Ellen is certainly a web-spinner; I like the Penelope image.
The issue of silence in the book intreques me. Like Kate, I find Ellen's silence very disturbing. I think its because it was a such a complete whole life, and a life long, pretence. She recognises that in the end. 'My life, she thought, has been built round a lie, a house to hold a lie' Preservation of one sort of silence becomes her life. In that sense it seems a denial of her real self, and that for me is the disturbing thing.
But Byatt also says 'She had always believed, stolidly, doggedly, that her avoidances, her approximations, her whole charade as she at times saw it, were if not justified, at least held in check, neutralised, by her rigerous requirement that she be truthful to herself.
Does this make it any less disturbing?

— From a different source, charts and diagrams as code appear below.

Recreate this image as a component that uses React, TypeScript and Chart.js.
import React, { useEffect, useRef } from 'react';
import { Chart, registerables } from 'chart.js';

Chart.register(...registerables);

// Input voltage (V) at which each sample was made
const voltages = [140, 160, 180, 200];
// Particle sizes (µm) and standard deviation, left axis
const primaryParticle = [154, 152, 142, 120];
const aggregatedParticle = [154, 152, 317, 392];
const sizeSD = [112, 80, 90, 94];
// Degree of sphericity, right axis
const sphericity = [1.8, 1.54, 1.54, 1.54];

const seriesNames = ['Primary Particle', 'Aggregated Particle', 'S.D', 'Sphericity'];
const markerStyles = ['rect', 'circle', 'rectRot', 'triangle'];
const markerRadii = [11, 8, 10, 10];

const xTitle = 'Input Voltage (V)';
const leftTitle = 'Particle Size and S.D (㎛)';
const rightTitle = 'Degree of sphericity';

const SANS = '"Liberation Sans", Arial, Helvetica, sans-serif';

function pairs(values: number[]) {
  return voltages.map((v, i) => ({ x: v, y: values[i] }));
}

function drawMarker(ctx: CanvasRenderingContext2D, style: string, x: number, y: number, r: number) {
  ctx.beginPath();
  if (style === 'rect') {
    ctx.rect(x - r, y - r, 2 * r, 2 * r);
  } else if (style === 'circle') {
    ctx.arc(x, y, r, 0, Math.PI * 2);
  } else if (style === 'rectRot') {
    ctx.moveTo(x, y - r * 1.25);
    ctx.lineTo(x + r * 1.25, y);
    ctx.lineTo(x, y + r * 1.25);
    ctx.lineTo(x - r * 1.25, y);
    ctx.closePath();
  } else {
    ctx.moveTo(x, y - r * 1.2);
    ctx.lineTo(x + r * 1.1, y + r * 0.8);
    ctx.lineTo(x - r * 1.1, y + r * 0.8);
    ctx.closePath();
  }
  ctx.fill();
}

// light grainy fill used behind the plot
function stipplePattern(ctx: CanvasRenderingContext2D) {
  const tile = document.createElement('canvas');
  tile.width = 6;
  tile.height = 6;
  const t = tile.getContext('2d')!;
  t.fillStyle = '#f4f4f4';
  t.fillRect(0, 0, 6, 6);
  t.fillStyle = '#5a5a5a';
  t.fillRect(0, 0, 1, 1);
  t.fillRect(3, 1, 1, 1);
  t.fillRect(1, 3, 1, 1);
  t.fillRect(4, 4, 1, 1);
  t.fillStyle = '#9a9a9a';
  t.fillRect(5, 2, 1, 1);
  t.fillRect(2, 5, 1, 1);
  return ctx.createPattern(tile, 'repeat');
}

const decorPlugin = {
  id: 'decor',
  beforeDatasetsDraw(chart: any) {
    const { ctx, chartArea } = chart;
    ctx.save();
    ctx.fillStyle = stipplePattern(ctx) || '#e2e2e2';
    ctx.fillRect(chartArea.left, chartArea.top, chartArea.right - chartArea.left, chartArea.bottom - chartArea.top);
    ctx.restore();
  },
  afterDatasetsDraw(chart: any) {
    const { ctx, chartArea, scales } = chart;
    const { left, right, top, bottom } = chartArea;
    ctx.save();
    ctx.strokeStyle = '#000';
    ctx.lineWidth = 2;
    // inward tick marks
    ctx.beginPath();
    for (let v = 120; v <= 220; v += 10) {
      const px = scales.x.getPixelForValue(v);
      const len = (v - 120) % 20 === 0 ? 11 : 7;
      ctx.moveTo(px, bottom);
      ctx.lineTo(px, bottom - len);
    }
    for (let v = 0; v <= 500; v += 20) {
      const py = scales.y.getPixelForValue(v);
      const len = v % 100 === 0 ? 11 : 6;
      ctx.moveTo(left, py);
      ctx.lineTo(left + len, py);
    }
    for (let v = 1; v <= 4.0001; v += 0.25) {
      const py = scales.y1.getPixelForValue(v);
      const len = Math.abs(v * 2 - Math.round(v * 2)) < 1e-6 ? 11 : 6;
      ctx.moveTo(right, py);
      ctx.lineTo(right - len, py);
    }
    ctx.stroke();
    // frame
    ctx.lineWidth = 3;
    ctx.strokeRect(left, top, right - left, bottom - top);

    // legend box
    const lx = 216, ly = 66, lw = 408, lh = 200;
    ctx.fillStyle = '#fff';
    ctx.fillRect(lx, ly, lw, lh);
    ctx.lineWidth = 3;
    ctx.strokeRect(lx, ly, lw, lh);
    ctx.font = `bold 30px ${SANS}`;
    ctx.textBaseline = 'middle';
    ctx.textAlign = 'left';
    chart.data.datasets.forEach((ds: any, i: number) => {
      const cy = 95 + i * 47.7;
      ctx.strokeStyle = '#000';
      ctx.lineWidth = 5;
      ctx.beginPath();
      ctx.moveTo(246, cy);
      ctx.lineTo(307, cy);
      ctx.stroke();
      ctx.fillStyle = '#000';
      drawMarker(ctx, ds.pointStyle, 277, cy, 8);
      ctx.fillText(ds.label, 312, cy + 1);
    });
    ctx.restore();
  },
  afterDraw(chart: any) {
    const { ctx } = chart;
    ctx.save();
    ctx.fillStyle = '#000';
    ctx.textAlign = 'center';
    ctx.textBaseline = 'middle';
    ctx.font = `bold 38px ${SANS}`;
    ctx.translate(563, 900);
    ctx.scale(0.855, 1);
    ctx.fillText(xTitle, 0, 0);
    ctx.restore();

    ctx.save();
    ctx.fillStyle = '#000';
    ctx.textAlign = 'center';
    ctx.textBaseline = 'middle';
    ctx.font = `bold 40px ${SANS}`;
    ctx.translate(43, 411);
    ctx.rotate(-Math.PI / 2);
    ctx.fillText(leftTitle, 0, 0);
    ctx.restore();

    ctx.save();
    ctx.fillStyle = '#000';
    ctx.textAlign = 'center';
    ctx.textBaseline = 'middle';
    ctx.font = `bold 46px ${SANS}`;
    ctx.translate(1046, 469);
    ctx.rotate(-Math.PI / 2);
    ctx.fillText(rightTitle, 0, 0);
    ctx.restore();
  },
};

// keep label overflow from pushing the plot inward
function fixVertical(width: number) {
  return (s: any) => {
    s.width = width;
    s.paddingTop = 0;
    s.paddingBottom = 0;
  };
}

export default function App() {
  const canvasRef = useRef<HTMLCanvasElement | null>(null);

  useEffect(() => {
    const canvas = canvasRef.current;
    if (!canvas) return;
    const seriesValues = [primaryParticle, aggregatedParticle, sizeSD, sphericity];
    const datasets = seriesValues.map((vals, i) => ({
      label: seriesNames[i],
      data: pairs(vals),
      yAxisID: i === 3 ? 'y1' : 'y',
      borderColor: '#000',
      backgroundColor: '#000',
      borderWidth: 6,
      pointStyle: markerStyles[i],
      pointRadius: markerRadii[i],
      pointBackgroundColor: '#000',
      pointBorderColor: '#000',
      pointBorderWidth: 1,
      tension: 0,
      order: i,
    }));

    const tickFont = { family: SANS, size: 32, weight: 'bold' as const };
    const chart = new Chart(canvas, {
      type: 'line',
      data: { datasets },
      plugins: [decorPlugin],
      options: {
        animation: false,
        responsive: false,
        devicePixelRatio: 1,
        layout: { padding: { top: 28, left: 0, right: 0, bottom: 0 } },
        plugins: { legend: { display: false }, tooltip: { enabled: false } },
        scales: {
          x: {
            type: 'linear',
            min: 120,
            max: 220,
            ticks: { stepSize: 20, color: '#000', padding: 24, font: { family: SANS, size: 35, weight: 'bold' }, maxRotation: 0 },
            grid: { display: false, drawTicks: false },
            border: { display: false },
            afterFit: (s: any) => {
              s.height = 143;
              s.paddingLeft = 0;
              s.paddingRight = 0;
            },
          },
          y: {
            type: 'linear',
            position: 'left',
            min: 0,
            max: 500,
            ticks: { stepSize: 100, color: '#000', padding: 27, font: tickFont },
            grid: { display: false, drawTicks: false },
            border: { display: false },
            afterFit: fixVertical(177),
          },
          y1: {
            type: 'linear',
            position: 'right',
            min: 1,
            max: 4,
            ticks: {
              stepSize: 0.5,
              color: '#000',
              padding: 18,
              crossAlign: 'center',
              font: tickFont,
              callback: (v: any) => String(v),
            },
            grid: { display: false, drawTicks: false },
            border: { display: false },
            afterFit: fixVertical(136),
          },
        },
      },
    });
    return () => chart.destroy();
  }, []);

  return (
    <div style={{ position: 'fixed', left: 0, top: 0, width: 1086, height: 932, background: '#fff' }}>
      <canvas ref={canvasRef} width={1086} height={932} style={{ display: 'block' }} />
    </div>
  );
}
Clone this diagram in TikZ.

Not really, for me, because it is still implies a completely hidden self. A relationship implies a sharing of real selves.
She also says 'Randolph had been complicit. She had no idea how the story of their lives looked to him. It was not a matter they discussed.' Somehow, because we as readers see another side of Randolph, the passionate open relationship with Christabel, and because we do se him trying to broach the subject with Ellen, we find it easier to forgive his silence than Ellen's.
I do have sympathy for Ellen's liking of 'the unspoken truth of things', the things that 'teach us that part of the living language of nature, which we cannot learn by our daily intercourse with what passes on the habitable surface'. But when Ellen says 'I am no ordinary or hysterical self-deciever...I keep faith with the fire and crystals, I do not pretend the habitable surface is all and so I am not a destroyer nor cast out into outer darkness', are we to take it that she is never-the-less a self-deciever despite knowing all these things? I think so.
I think Byatt does not believe that all kinds of silence are bad. I think she recognises different kinds of silence, and that 'the unspoken truth of things' can be powerful, and for the good. An example would be Roland and Maud before they acknowledge in words or real actions their attraction: " They felt that in some way this stately peacefulness of unacknowledged contact gave back their sense of their separate lives inside their separate skins."
Once again I get the idea of Byatt being cogniscant of many different facets of any one person, issue, or idea. Things are never black and white. Its one of the things I love about her writing.